* _Task to complete_
Scan the material and copy every line in which "page" appears.

* _Material_

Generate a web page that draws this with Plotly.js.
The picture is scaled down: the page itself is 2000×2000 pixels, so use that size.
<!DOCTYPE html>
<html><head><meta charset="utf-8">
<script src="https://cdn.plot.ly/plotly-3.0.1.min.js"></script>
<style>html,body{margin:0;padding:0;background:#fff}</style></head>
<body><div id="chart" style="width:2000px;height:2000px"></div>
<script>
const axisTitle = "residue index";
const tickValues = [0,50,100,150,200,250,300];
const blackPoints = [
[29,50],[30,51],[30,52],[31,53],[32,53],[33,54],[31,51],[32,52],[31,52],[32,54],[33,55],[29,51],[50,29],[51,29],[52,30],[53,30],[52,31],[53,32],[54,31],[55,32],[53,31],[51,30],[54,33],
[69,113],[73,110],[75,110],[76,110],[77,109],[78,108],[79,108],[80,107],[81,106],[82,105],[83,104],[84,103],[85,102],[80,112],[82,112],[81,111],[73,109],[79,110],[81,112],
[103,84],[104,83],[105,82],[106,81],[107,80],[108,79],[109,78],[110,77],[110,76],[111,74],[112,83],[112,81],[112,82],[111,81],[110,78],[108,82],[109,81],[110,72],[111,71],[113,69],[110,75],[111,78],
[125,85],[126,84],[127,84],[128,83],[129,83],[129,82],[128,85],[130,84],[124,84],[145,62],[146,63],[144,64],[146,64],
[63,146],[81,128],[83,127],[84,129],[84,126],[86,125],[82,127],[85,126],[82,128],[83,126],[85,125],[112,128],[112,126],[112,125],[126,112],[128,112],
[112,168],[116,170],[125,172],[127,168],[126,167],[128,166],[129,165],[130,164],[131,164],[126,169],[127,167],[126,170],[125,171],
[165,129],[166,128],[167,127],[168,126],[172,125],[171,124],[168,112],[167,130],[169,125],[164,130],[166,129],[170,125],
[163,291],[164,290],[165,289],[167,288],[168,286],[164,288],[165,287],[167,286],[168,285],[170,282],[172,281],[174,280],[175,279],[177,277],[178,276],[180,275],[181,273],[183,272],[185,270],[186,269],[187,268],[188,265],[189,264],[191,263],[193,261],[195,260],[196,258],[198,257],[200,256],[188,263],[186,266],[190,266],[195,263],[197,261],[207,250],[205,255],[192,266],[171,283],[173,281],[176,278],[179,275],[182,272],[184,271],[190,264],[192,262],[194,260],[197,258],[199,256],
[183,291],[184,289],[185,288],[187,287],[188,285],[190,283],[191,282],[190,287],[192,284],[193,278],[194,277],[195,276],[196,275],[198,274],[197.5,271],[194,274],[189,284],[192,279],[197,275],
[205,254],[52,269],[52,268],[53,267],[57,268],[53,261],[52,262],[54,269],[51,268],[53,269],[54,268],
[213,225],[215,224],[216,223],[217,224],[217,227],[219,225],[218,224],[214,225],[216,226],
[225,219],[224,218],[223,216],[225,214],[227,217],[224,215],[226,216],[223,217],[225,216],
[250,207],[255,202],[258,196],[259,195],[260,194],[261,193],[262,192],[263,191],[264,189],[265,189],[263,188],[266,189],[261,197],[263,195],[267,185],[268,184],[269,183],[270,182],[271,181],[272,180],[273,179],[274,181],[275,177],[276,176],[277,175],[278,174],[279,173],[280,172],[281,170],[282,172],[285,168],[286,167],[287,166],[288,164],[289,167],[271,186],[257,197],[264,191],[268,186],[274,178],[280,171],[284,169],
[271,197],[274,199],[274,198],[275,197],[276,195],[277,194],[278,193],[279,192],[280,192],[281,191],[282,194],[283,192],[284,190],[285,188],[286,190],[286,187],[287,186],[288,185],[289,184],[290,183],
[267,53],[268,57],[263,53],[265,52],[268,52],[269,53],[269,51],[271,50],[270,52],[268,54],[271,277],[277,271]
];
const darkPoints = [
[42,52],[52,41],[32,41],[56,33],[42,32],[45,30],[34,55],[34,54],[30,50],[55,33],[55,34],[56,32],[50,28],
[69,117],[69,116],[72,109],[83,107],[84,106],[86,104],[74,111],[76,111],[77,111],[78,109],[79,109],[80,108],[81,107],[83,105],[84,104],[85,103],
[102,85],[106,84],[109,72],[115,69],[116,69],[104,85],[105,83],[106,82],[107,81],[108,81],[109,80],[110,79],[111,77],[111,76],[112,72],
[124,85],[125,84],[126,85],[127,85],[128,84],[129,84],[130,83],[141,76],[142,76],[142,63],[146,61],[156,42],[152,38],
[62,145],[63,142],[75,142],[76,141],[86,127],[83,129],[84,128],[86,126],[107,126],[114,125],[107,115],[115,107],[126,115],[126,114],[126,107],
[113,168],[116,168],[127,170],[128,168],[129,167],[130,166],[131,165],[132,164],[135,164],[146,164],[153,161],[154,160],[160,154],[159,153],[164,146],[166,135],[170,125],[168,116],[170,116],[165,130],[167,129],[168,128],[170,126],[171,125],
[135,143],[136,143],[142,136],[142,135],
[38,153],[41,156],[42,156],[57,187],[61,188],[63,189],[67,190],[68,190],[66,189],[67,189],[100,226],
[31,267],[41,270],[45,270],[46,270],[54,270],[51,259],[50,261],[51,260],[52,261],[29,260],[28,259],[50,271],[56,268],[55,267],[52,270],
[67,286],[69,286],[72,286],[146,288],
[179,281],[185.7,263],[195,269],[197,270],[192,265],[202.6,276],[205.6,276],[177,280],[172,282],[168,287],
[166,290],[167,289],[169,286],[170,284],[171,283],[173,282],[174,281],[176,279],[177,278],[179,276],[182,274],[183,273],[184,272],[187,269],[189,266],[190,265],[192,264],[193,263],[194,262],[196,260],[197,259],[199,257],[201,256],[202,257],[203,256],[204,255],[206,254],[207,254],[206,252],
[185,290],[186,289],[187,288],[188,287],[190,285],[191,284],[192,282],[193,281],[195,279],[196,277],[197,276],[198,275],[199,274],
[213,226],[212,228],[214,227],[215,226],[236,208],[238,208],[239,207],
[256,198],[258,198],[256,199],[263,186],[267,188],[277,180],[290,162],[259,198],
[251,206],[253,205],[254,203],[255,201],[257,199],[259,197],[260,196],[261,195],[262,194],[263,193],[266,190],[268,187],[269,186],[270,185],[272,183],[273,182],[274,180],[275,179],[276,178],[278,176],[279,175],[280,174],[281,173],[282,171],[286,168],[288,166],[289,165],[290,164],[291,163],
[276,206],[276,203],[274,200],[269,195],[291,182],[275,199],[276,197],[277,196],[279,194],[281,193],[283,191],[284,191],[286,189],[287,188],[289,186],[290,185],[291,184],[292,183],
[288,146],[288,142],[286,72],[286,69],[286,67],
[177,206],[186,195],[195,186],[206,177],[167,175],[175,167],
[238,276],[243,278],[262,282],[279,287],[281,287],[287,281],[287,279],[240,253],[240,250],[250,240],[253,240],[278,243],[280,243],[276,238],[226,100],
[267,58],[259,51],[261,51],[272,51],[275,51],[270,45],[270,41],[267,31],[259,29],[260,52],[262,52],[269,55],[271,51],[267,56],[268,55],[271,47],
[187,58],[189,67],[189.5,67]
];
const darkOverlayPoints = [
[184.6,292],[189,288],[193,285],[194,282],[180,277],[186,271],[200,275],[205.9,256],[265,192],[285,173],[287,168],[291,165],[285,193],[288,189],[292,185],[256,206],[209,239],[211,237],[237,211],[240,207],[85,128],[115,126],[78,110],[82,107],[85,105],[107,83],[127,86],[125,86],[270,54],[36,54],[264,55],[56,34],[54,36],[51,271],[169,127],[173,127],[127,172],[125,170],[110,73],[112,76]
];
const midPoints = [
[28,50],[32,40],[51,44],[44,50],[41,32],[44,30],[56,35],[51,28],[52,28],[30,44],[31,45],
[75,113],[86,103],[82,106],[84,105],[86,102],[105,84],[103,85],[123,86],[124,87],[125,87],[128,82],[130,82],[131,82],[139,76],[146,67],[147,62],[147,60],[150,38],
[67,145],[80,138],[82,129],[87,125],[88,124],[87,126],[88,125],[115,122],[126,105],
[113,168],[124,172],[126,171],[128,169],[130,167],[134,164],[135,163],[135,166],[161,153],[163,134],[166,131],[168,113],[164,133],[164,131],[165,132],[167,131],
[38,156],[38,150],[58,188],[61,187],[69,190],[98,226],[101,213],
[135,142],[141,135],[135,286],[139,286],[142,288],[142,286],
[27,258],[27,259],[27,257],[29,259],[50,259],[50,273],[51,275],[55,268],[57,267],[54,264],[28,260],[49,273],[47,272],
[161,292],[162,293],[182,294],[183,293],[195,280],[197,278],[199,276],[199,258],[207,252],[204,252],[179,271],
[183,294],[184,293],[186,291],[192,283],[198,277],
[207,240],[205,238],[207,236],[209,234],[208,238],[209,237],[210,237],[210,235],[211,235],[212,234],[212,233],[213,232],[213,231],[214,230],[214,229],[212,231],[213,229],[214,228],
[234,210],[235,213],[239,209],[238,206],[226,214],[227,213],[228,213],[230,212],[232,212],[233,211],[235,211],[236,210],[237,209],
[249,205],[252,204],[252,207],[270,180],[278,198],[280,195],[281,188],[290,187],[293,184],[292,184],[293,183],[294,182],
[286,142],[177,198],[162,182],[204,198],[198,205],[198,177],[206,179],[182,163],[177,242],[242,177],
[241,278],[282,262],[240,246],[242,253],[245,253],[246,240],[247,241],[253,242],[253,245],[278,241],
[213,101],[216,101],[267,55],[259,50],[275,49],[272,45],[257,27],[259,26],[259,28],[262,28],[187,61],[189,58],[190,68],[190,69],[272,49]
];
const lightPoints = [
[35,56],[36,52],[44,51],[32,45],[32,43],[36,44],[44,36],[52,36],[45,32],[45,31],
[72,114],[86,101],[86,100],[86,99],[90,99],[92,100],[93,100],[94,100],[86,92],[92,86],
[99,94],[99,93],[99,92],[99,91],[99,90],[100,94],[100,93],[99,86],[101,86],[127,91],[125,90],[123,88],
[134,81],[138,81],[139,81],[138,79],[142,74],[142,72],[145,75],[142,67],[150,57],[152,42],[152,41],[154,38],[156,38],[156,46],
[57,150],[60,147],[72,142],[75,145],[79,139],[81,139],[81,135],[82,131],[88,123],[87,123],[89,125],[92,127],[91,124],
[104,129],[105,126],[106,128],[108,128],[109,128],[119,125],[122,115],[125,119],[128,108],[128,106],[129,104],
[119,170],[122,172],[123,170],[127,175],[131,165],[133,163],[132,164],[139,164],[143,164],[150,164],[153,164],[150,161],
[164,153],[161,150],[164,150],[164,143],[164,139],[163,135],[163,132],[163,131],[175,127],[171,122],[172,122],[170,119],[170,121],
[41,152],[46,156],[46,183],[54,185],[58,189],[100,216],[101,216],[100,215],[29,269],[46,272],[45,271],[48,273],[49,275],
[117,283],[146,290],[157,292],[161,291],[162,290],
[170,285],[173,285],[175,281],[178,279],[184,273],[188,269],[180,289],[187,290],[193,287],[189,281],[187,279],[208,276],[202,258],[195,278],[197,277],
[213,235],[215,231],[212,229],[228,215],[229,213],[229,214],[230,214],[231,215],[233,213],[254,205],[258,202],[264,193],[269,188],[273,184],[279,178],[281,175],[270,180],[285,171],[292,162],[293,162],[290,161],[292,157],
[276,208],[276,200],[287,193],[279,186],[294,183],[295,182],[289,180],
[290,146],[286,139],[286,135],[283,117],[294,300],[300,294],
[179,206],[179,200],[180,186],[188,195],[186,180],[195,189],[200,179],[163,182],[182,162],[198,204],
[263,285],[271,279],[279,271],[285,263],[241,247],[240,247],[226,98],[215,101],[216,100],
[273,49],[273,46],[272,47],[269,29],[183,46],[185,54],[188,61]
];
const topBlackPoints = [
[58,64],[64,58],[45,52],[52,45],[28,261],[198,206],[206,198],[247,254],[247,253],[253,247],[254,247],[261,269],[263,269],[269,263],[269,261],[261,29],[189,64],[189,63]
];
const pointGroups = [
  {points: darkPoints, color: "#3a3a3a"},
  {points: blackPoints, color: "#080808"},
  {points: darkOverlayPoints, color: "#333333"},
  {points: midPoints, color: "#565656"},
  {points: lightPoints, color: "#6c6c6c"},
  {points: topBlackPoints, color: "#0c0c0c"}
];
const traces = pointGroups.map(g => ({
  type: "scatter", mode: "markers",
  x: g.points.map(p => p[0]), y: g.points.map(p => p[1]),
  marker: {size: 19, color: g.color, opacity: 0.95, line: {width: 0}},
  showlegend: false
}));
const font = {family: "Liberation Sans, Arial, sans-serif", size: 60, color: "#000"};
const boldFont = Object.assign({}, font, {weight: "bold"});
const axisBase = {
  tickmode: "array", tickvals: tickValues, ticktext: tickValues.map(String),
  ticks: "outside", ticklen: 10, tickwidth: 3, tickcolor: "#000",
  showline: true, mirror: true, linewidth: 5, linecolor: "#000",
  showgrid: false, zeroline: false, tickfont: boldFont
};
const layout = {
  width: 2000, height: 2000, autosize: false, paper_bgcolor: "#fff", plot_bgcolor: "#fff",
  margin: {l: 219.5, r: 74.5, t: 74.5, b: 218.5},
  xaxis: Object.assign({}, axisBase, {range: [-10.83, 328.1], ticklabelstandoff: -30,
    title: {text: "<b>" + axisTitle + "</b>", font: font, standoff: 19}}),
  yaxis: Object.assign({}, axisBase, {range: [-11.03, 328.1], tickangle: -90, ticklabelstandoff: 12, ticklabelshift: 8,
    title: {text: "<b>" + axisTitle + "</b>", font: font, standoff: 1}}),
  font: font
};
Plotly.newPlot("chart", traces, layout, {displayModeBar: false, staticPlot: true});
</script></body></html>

* _Exercise response_
Generate a web page that draws this with Plotly.js.
The picture is scaled down: the page itself is 2000×2000 pixels, so use that size.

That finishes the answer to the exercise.